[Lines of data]
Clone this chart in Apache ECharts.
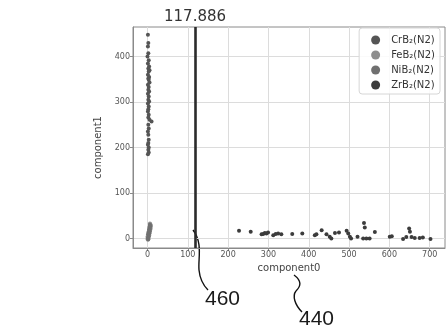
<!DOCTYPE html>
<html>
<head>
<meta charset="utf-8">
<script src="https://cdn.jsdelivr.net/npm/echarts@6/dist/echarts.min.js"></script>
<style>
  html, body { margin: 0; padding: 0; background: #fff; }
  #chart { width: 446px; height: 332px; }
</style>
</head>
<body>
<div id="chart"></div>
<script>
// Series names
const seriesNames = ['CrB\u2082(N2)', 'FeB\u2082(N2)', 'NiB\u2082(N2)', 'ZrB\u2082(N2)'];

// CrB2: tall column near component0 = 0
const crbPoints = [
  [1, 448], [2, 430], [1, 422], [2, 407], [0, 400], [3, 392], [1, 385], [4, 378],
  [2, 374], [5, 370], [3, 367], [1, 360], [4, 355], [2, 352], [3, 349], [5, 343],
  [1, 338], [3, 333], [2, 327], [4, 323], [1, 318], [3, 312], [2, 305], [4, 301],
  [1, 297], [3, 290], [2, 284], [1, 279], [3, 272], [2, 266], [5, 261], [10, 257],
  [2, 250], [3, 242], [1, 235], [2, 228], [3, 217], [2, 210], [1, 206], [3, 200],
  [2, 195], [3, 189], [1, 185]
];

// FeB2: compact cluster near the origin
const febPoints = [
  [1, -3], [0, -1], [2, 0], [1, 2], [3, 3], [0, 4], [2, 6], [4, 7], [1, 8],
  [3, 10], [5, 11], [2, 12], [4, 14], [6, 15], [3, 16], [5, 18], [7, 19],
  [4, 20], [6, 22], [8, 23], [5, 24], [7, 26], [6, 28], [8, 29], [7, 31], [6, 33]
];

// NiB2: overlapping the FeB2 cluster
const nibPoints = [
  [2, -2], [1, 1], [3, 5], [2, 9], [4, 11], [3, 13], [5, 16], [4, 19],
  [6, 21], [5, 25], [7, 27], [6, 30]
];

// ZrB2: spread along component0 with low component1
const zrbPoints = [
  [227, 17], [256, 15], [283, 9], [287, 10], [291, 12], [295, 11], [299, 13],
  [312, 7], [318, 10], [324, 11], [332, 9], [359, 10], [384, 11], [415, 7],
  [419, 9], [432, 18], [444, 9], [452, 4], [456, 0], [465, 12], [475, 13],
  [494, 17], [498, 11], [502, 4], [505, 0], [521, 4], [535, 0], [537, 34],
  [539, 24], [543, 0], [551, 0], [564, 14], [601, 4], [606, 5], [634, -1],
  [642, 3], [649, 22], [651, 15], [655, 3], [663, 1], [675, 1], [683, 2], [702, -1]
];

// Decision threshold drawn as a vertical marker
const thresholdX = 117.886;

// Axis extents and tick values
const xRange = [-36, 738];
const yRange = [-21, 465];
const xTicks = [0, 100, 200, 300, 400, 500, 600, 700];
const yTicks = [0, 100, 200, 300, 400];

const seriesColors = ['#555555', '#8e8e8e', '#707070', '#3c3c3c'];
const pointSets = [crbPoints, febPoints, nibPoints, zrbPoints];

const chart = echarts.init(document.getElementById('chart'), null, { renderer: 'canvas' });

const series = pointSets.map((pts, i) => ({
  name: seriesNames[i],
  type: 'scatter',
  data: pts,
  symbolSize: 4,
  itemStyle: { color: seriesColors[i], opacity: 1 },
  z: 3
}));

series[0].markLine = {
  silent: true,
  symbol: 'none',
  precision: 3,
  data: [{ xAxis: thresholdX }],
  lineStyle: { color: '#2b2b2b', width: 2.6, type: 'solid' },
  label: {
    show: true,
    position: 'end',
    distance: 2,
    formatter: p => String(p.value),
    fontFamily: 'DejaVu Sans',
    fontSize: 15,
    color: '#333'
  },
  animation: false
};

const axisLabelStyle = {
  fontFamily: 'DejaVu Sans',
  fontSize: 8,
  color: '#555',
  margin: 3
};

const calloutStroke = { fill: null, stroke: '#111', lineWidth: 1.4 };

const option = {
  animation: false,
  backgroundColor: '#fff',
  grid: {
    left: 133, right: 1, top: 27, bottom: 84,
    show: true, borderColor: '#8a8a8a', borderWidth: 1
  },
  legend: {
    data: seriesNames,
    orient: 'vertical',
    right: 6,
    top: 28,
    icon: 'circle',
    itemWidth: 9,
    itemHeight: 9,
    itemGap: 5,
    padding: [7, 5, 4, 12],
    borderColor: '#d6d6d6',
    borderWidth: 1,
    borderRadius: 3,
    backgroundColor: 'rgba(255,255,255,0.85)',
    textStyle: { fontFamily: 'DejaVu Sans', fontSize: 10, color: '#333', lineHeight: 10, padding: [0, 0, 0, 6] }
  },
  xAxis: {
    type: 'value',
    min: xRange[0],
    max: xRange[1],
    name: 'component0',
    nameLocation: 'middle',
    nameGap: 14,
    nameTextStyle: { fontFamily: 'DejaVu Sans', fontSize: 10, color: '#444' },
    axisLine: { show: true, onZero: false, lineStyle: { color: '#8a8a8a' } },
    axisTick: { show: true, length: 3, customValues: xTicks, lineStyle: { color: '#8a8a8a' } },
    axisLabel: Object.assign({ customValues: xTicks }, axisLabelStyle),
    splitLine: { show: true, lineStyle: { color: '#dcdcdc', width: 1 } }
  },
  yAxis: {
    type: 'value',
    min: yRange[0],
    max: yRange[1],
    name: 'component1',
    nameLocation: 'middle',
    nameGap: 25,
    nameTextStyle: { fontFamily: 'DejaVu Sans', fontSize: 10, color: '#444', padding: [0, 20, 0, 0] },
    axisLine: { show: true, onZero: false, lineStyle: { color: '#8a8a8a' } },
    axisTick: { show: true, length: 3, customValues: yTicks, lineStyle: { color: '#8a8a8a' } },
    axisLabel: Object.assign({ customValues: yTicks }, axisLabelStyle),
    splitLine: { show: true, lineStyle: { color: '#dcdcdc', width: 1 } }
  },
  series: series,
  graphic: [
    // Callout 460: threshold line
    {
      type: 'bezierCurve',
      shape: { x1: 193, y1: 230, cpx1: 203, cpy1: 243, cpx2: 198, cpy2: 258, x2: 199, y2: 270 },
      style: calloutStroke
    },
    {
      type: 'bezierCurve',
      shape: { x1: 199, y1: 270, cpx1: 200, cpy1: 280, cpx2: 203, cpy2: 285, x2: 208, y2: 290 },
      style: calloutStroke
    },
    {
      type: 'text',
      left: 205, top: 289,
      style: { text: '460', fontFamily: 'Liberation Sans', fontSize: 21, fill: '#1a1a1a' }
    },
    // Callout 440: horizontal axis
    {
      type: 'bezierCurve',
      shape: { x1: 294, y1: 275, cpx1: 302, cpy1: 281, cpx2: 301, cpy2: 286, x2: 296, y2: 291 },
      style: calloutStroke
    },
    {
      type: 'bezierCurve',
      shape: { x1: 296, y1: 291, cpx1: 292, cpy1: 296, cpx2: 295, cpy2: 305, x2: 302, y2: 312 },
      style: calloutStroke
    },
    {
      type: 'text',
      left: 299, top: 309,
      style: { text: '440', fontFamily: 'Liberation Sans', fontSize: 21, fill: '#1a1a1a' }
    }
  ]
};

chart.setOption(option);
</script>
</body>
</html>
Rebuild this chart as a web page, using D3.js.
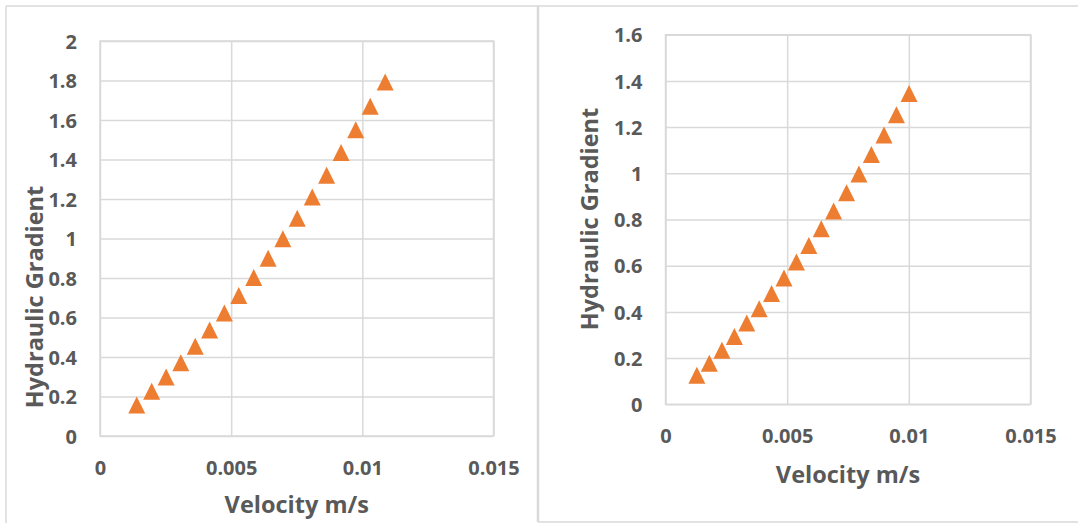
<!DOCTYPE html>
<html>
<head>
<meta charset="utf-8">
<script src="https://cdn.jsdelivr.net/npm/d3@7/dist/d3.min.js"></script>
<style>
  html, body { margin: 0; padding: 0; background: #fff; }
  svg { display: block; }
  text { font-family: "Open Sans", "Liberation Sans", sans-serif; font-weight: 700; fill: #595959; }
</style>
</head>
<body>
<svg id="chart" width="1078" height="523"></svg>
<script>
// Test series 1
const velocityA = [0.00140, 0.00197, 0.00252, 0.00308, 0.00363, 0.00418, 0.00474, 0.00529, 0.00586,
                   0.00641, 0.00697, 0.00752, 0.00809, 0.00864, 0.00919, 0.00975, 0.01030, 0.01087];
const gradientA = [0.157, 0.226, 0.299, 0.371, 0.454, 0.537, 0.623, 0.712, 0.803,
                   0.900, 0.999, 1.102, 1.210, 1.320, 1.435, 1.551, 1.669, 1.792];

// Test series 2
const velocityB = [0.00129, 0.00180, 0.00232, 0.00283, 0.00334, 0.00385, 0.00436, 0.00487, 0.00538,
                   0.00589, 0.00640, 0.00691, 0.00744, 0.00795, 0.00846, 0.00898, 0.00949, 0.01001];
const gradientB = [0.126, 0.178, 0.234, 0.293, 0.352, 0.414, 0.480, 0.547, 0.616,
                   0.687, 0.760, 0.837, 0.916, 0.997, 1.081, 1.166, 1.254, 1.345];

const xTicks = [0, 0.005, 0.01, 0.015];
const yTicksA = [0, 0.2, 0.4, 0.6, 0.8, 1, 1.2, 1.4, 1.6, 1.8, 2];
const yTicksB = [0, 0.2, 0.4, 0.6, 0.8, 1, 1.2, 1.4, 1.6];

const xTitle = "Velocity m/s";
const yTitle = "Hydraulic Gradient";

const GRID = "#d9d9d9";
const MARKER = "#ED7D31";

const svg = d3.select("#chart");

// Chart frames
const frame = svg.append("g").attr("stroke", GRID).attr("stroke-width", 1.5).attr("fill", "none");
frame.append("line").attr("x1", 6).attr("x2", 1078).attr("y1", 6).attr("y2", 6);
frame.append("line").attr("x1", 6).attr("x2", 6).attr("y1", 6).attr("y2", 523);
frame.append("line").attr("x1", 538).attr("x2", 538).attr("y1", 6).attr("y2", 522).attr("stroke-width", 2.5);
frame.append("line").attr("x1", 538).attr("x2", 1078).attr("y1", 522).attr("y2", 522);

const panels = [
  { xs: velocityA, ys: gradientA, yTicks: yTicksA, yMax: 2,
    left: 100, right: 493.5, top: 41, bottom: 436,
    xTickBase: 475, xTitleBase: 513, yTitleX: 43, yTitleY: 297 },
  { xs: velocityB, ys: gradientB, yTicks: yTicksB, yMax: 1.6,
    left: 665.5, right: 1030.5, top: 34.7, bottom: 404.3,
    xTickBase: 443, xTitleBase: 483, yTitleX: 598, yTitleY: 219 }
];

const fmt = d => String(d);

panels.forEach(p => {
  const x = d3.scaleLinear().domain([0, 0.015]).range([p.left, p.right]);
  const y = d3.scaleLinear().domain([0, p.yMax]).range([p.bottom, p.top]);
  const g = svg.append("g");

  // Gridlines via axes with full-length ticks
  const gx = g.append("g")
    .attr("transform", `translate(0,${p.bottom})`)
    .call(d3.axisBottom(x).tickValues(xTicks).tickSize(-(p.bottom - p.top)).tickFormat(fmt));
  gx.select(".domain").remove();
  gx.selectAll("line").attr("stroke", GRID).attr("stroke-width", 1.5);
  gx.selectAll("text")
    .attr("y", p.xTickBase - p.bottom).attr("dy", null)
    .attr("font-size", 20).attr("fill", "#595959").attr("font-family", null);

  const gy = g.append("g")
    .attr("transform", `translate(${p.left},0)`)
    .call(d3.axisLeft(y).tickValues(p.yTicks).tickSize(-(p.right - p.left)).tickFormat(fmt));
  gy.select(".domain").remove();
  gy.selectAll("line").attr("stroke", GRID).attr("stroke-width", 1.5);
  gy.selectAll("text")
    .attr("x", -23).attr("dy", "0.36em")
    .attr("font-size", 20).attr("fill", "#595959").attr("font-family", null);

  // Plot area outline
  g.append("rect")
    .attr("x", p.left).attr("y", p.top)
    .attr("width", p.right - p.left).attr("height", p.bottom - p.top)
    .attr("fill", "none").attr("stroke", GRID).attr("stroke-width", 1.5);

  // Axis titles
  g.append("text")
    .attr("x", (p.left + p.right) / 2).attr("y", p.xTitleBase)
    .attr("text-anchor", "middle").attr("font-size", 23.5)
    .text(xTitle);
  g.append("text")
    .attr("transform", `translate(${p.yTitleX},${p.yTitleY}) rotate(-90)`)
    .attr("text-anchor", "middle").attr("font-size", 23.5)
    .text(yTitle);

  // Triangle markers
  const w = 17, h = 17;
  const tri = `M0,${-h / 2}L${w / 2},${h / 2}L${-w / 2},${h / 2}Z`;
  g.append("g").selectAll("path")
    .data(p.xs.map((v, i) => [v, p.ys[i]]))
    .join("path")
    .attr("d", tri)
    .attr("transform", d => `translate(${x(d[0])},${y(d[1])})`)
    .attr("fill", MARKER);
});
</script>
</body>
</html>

...

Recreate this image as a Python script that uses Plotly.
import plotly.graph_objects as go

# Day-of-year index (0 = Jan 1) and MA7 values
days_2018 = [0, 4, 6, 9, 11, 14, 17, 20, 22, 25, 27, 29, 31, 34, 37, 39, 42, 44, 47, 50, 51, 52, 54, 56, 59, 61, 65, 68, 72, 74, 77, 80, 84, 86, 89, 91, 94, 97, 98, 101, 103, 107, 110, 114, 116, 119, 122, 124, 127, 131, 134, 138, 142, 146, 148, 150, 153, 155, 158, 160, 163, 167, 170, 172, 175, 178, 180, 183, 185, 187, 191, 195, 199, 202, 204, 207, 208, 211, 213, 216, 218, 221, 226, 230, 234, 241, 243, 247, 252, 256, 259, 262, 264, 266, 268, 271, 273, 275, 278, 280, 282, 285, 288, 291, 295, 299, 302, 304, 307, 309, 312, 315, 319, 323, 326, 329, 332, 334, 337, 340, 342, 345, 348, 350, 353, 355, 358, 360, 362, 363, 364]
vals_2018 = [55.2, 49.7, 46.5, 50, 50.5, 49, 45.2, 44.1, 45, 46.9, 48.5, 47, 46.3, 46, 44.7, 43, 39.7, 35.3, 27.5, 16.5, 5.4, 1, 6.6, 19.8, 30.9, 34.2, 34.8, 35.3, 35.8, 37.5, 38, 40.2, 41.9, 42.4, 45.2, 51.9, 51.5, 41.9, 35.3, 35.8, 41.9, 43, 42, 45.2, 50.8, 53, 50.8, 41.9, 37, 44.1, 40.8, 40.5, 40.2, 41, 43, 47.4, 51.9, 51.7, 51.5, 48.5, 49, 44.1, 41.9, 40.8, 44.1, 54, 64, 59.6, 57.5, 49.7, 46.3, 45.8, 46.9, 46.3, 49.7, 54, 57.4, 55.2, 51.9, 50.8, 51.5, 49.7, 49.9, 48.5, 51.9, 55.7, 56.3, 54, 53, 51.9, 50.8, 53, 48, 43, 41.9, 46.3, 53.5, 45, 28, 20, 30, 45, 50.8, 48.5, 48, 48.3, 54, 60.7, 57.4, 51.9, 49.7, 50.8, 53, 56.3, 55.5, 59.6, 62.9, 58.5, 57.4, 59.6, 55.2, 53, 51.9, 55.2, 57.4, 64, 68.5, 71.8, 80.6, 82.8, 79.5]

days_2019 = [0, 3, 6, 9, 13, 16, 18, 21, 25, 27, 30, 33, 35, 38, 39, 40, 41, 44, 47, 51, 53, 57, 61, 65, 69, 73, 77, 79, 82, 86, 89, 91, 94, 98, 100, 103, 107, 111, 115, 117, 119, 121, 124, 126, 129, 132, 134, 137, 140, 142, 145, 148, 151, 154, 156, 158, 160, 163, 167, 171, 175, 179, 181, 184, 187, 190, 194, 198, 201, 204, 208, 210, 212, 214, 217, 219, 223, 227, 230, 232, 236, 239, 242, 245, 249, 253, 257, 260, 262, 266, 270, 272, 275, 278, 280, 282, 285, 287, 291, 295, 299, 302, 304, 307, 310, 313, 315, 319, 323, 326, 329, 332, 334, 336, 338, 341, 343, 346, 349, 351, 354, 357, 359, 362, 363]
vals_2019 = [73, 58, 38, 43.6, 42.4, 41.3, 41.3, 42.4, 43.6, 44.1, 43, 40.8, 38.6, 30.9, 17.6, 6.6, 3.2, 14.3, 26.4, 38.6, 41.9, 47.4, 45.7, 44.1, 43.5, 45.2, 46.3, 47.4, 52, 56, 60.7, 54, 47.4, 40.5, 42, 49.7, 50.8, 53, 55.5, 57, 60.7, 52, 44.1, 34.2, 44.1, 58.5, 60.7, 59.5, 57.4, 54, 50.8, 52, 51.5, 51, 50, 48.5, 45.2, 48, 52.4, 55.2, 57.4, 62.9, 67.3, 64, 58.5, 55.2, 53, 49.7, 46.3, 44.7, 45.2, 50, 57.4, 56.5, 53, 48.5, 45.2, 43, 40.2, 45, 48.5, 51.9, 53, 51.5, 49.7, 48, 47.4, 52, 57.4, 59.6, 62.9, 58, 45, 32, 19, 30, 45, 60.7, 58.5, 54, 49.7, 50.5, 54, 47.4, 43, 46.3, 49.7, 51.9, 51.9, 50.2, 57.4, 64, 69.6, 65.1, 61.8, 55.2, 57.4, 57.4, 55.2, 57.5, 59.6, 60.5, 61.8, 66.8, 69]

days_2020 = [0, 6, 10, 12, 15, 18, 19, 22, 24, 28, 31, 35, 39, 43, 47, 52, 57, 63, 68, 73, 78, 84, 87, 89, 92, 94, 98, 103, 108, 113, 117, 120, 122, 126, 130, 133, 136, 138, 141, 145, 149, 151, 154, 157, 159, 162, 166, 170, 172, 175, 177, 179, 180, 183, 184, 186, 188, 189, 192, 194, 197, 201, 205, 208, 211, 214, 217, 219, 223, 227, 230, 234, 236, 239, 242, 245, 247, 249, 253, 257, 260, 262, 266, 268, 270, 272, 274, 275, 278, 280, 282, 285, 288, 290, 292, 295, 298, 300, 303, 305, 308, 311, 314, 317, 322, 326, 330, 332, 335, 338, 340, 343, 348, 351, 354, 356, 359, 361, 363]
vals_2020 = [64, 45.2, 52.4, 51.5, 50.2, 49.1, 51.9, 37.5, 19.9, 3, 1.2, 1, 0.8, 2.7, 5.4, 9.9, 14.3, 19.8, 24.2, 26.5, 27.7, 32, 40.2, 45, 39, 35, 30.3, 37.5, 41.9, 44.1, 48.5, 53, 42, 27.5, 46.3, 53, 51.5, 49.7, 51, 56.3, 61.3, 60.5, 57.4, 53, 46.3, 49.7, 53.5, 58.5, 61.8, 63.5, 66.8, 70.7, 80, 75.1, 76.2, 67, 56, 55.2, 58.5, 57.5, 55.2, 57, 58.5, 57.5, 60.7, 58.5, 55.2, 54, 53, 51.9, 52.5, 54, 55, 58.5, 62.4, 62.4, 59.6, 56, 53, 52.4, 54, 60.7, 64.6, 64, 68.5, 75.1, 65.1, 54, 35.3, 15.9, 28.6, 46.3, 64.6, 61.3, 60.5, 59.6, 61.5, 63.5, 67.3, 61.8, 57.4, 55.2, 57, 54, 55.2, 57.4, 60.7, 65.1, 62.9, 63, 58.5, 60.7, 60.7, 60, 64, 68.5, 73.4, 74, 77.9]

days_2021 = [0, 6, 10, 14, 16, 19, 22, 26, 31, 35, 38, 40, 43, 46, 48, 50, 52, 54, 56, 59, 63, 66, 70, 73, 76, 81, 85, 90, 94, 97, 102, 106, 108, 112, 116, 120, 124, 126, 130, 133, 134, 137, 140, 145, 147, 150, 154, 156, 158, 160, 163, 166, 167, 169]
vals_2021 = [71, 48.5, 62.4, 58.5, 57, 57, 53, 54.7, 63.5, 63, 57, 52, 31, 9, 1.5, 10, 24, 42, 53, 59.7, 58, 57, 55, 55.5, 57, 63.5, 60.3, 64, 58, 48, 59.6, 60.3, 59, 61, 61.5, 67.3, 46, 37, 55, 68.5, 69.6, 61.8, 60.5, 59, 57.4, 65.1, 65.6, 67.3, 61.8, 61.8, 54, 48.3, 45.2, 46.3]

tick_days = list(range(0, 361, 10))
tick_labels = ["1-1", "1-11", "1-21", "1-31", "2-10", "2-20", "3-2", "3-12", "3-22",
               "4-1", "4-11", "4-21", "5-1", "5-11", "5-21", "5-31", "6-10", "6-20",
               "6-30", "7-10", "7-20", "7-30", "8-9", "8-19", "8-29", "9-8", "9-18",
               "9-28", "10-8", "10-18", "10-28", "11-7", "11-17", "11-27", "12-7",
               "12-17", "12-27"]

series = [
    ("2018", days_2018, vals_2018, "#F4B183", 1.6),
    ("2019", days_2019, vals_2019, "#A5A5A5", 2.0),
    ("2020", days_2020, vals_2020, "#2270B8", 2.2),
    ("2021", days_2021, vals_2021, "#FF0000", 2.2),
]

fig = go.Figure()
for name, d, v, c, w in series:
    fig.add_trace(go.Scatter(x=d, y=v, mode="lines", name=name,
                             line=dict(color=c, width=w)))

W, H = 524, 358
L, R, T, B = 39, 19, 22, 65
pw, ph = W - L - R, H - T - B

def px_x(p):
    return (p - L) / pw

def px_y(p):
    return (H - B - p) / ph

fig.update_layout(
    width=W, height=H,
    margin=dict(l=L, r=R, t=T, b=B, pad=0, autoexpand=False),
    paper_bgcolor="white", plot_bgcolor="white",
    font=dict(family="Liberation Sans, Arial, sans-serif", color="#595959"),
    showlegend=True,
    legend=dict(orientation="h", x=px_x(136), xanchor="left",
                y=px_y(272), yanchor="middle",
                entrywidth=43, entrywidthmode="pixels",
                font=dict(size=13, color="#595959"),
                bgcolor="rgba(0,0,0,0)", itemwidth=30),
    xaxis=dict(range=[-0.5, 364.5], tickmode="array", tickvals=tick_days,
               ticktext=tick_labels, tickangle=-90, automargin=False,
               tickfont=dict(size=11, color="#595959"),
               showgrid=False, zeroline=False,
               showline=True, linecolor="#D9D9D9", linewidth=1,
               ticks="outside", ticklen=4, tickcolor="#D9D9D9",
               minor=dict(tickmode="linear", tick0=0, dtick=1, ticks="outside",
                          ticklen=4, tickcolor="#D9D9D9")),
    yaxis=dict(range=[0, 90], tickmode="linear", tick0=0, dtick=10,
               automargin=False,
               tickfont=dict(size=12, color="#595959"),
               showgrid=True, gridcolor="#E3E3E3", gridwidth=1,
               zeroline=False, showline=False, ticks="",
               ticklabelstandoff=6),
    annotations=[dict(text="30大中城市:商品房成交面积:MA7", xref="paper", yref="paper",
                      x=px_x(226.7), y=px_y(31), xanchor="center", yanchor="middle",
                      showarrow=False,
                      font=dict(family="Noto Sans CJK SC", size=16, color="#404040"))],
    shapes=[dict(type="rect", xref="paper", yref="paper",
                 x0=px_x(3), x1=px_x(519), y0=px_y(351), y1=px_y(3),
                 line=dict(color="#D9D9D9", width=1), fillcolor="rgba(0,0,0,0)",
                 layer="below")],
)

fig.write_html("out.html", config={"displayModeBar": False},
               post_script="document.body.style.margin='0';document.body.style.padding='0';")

> _Written instruction_: Taking the entries above, extract every line from the one bearing "Rebuild this chart" through the one bearing "0.900, 0.999, 1.102, 1.210, 1.320, 1.435, 1.551, 1.669, 1.792];", exactly, with no pictures.

> _Answer in full_:
Rebuild this chart as a web page, using D3.js.
<!DOCTYPE html>
<html>
<head>
<meta charset="utf-8">
<script src="https://cdn.jsdelivr.net/npm/d3@7/dist/d3.min.js"></script>
<style>
  html, body { margin: 0; padding: 0; background: #fff; }
  svg { display: block; }
  text { font-family: "Open Sans", "Liberation Sans", sans-serif; font-weight: 700; fill: #595959; }
</style>
</head>
<body>
<svg id="chart" width="1078" height="523"></svg>
<script>
// Test series 1
const velocityA = [0.00140, 0.00197, 0.00252, 0.00308, 0.00363, 0.00418, 0.00474, 0.00529, 0.00586,
                   0.00641, 0.00697, 0.00752, 0.00809, 0.00864, 0.00919, 0.00975, 0.01030, 0.01087];
const gradientA = [0.157, 0.226, 0.299, 0.371, 0.454, 0.537, 0.623, 0.712, 0.803,
                   0.900, 0.999, 1.102, 1.210, 1.320, 1.435, 1.551, 1.669, 1.792];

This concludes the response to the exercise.